When I started my sophomore year, I wasn't exactly thrilled to be living on campus again. Most people that do either do it willingly or simply wanted the convenience of campus being a five minute walk away.
For me, I just wanted my own room where I could throw articles of clothing anywhere I wanted and have a little oasis to go to for relaxation. But due to parental suggestion, I gave in and spent my second year of college living in a dorm again.
I was fortunate to be in a better dorm than I was last year, especially since it was air-conditioned and had its own complimentary perks of a movie theater, kitchen, and gym. I was looking forward to this at least and knew it was close to five of the dining halls as well.
But my stubbornness remained and I was still wishing that I had my own apartment that so many of my friends had moved onto after freshman year.
However, I found that moving into a dorm again as a sophomore was a lot different than moving into one as a freshman. For one, you know your school and already have good friends. You're no longer lost and overwhelmed by college. You have a place and are no longer afraid to put yourself out there. It was also extremely easy to do this because my new dorm housed both freshman and sophomores, so I had people in my hall who were in the same position as me.

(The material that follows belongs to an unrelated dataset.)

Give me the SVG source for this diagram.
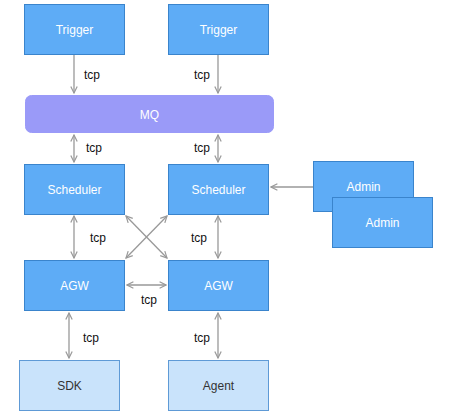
<svg xmlns="http://www.w3.org/2000/svg" width="453" height="415" viewBox="0 0 453 415">
<style>
.n{fill:#5eacf6;stroke:#3a84cc;stroke-width:1}
.l{fill:#c9e3fb;stroke:#5e9ad6;stroke-width:1}
.mq{fill:#9a9af8;stroke:#9a9af8}
.t{font-family:"Liberation Sans",Arial,sans-serif;font-size:12px;fill:#ffffff;text-anchor:middle}
.d{font-family:"Liberation Sans",Arial,sans-serif;font-size:12px;fill:#333333;text-anchor:middle}
.c{stroke:#999999;stroke-width:1.3;fill:none}
.lb{font-family:"Liberation Sans",Arial,sans-serif;font-size:12px;fill:#111111}
</style>
<defs>
<marker id="a" viewBox="0 0 10 10" refX="9" refY="5" markerWidth="8" markerHeight="8" orient="auto-start-reverse" markerUnits="userSpaceOnUse">
<path d="M1,1 L9,5 L1,9" fill="none" stroke="#999999" stroke-width="1.5"/>
</marker>
</defs>
<rect width="453" height="415" fill="#ffffff"/>
<g id="connectors">
<line class="c" x1="74" y1="55" x2="74" y2="93" marker-end="url(#a)"/>
<line class="c" x1="218" y1="55" x2="218" y2="93" marker-end="url(#a)"/>
<line class="c" x1="74" y1="135" x2="74" y2="162" marker-start="url(#a)" marker-end="url(#a)"/>
<line class="c" x1="218" y1="135" x2="218" y2="162" marker-start="url(#a)" marker-end="url(#a)"/>
<line class="c" x1="313" y1="187" x2="271" y2="187" marker-end="url(#a)"/>
<line class="c" x1="74" y1="216" x2="74" y2="258" marker-start="url(#a)" marker-end="url(#a)"/>
<line class="c" x1="218" y1="216" x2="218" y2="258" marker-start="url(#a)" marker-end="url(#a)"/>
<line class="c" x1="126" y1="216" x2="167" y2="258" marker-start="url(#a)" marker-end="url(#a)"/>
<line class="c" x1="167" y1="216" x2="126" y2="258" marker-start="url(#a)" marker-end="url(#a)"/>
<line class="c" x1="127" y1="285" x2="166" y2="285" marker-start="url(#a)" marker-end="url(#a)"/>
<line class="c" x1="69" y1="313" x2="69" y2="358" marker-start="url(#a)" marker-end="url(#a)"/>
<line class="c" x1="218" y1="313" x2="218" y2="358" marker-start="url(#a)" marker-end="url(#a)"/>
<text class="lb" x="84" y="79">tcp</text>
<text class="lb" x="194" y="79">tcp</text>
<text class="lb" x="86" y="152">tcp</text>
<text class="lb" x="194" y="152">tcp</text>
<text class="lb" x="90" y="242">tcp</text>
<text class="lb" x="191" y="242">tcp</text>
<text class="lb" x="141" y="304">tcp</text>
<text class="lb" x="83" y="342">tcp</text>
<text class="lb" x="194" y="342">tcp</text>
</g>
<g id="trigger1"><rect class="n" x="24.5" y="4.5" width="100" height="50"/><text class="t" x="74.5" y="34">Trigger</text></g>
<g id="trigger2"><rect class="n" x="168.5" y="4.5" width="100" height="50"/><text class="t" x="218.5" y="34">Trigger</text></g>
<g id="mq"><rect class="mq" x="25.5" y="95.5" width="248" height="37" rx="6"/><text class="t" x="149.5" y="119">MQ</text></g>
<g id="scheduler1"><rect class="n" x="24.5" y="164.5" width="100" height="50"/><text class="t" x="74.5" y="194">Scheduler</text></g>
<g id="scheduler2"><rect class="n" x="168.5" y="164.5" width="100" height="50"/><text class="t" x="218.5" y="194">Scheduler</text></g>
<g id="admin1"><rect class="n" x="313.5" y="161.5" width="100" height="50"/><text class="t" x="363.5" y="191">Admin</text></g>
<g id="admin2"><rect class="n" x="332.5" y="197.5" width="100" height="50"/><text class="t" x="382.5" y="227">Admin</text></g>
<g id="agw1"><rect class="n" x="24.5" y="260.5" width="100" height="50"/><text class="t" x="74.5" y="290">AGW</text></g>
<g id="agw2"><rect class="n" x="168.5" y="260.5" width="100" height="50"/><text class="t" x="218.5" y="290">AGW</text></g>
<g id="sdk"><rect class="l" x="19.5" y="360.5" width="100" height="50"/><text class="d" x="69.5" y="390">SDK</text></g>
<g id="agent"><rect class="l" x="168.5" y="360.5" width="100" height="50"/><text class="d" x="218.5" y="390">Agent</text></g>
</svg>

Fortunately, I was also blessed with two great roommate experiences both years. There were never any big fights or awkward silences that occurred between us. Both of the girls I lived with were vastly different people that opened me up to a world of possibilities and friendships I never knew I could gain. They saw me at my best and my worst and I am forever grateful to them for the compassion they showed and the hope they gave me that things would be okay.

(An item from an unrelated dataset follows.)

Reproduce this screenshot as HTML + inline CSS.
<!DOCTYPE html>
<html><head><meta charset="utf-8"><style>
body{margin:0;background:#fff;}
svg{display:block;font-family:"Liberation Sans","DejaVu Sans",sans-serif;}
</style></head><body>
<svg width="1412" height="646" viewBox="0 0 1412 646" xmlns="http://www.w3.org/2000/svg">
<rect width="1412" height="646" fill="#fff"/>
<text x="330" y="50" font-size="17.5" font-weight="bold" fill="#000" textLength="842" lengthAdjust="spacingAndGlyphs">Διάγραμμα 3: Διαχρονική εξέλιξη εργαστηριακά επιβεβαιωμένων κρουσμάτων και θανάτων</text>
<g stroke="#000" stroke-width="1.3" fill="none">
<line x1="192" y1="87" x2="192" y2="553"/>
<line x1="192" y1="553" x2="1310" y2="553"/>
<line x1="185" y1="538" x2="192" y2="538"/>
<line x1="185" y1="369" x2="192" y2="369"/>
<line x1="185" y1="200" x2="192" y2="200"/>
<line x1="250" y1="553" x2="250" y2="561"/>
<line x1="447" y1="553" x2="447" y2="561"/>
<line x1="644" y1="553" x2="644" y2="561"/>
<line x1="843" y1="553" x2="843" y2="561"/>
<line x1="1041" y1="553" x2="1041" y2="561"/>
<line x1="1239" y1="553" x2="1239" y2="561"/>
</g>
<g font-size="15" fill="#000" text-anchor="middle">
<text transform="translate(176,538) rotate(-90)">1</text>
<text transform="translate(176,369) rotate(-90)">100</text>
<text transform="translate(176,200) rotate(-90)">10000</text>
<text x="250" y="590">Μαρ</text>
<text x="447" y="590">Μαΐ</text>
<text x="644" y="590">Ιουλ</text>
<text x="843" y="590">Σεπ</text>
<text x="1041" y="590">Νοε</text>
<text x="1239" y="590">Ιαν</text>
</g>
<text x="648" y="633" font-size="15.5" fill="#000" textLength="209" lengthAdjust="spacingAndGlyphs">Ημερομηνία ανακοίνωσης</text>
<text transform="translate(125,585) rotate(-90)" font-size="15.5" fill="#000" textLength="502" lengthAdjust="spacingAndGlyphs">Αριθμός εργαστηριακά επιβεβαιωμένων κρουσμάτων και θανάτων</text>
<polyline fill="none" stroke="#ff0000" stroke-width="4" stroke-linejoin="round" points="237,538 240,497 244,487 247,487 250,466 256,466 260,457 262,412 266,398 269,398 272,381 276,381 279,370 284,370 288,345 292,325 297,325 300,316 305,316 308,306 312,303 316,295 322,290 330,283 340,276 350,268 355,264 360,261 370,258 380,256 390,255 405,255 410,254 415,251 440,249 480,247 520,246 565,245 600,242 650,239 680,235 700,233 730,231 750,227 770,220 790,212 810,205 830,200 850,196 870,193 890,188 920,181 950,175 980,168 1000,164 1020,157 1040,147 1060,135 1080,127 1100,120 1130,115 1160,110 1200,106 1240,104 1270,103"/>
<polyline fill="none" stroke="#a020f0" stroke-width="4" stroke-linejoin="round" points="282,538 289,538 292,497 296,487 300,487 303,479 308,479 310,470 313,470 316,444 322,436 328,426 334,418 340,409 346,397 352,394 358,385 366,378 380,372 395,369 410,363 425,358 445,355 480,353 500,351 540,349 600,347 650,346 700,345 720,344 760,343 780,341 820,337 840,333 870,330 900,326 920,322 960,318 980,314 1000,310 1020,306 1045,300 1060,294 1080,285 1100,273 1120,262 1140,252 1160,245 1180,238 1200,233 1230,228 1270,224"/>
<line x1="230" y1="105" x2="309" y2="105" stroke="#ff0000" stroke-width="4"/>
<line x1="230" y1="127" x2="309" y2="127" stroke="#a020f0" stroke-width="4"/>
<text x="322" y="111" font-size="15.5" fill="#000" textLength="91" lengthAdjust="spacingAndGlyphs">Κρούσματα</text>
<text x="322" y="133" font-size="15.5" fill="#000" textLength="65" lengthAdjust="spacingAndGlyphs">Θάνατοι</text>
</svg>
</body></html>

But I find that each semester in college is different and despite the fact that I enjoyed the convenience of class being at my doorstep and the carpeted floors that lined my room, I know that it is time for me to move on.
I have met so many more people because I was able to live on campus again. I was able to be more open and really get a sense of what it means to be a leader and a friend to someone, since my roommate this year was a freshman.

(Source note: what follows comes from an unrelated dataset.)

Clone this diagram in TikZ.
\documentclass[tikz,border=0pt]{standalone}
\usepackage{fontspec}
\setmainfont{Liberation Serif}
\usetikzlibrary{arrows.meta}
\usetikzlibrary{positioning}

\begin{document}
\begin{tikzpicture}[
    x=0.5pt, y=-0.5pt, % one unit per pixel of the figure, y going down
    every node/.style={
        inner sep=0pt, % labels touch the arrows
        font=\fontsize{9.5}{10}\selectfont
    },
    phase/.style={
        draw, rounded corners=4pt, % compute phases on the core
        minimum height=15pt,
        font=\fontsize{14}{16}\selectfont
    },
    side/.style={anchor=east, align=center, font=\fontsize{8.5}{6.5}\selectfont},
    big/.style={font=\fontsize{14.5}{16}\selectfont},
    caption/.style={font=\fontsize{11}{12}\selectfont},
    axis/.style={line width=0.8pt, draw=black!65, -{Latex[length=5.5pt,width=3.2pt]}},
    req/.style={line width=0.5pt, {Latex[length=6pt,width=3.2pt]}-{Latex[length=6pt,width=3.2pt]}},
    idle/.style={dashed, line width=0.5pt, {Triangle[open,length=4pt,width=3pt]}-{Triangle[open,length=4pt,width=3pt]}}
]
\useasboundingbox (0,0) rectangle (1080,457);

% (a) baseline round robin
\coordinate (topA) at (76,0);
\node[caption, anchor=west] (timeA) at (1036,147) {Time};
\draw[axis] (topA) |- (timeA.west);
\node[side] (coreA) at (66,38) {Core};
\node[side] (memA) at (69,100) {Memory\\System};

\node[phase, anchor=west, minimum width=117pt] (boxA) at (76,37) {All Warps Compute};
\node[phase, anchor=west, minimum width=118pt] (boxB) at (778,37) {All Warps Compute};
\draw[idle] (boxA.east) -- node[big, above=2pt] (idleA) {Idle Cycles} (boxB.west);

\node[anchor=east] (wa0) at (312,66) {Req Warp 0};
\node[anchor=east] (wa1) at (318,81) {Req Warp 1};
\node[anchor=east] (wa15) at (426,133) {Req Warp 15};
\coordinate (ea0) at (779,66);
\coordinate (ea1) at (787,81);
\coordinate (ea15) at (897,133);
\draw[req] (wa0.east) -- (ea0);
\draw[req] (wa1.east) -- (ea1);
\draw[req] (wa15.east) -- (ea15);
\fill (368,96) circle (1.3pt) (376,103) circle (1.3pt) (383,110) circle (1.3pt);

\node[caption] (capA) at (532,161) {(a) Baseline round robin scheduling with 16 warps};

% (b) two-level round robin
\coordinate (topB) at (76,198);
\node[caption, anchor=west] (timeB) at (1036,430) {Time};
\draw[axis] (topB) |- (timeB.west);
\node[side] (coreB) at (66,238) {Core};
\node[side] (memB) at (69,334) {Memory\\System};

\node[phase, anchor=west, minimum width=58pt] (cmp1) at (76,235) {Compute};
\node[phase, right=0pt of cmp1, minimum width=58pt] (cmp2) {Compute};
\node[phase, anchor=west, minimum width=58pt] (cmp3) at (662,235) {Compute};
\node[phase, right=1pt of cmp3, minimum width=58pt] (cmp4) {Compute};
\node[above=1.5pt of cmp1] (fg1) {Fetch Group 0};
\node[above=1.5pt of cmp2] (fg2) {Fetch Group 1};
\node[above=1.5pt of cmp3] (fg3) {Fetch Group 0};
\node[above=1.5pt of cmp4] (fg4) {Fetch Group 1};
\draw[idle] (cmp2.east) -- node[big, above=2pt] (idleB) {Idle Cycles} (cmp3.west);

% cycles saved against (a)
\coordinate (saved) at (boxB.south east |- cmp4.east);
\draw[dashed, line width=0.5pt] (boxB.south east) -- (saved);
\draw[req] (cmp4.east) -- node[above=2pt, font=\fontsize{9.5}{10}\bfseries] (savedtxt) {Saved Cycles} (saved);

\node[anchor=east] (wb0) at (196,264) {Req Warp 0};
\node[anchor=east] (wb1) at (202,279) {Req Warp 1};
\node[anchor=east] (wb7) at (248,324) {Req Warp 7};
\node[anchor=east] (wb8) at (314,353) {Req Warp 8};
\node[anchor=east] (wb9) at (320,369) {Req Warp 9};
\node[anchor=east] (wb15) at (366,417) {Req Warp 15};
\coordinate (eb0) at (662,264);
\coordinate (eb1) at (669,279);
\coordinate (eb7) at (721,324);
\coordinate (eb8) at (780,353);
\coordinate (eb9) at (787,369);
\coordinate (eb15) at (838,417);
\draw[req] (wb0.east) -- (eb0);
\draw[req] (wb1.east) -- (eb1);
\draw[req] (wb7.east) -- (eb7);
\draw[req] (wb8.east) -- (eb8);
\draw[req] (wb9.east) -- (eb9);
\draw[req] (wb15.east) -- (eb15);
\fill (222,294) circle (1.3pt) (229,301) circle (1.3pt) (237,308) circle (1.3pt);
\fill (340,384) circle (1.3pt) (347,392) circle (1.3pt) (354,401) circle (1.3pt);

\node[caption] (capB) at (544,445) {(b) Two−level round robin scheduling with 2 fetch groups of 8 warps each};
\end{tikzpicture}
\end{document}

I was able to walk proudly and have things to do as I observed the freshman stumble through this, realizing that I may have looked just as nervous as them last year. I grew exponentially this past year and I only wonder how much growth I would've missed out on had I decided to jump into an apartment after my first year of college.
Looking back I probably wasn't as ready as I thought. I had a lot of figuring out to go through (and that I'm still going through) and I know I've gained a sense of responsibility from it.
I know that this is a chapter in my life I must end. It prepared me for more than I probably realized but I feel more than ready for a change. I know there's a part of me that will miss being on campus but somehow it's a necessary step to take in order to grow.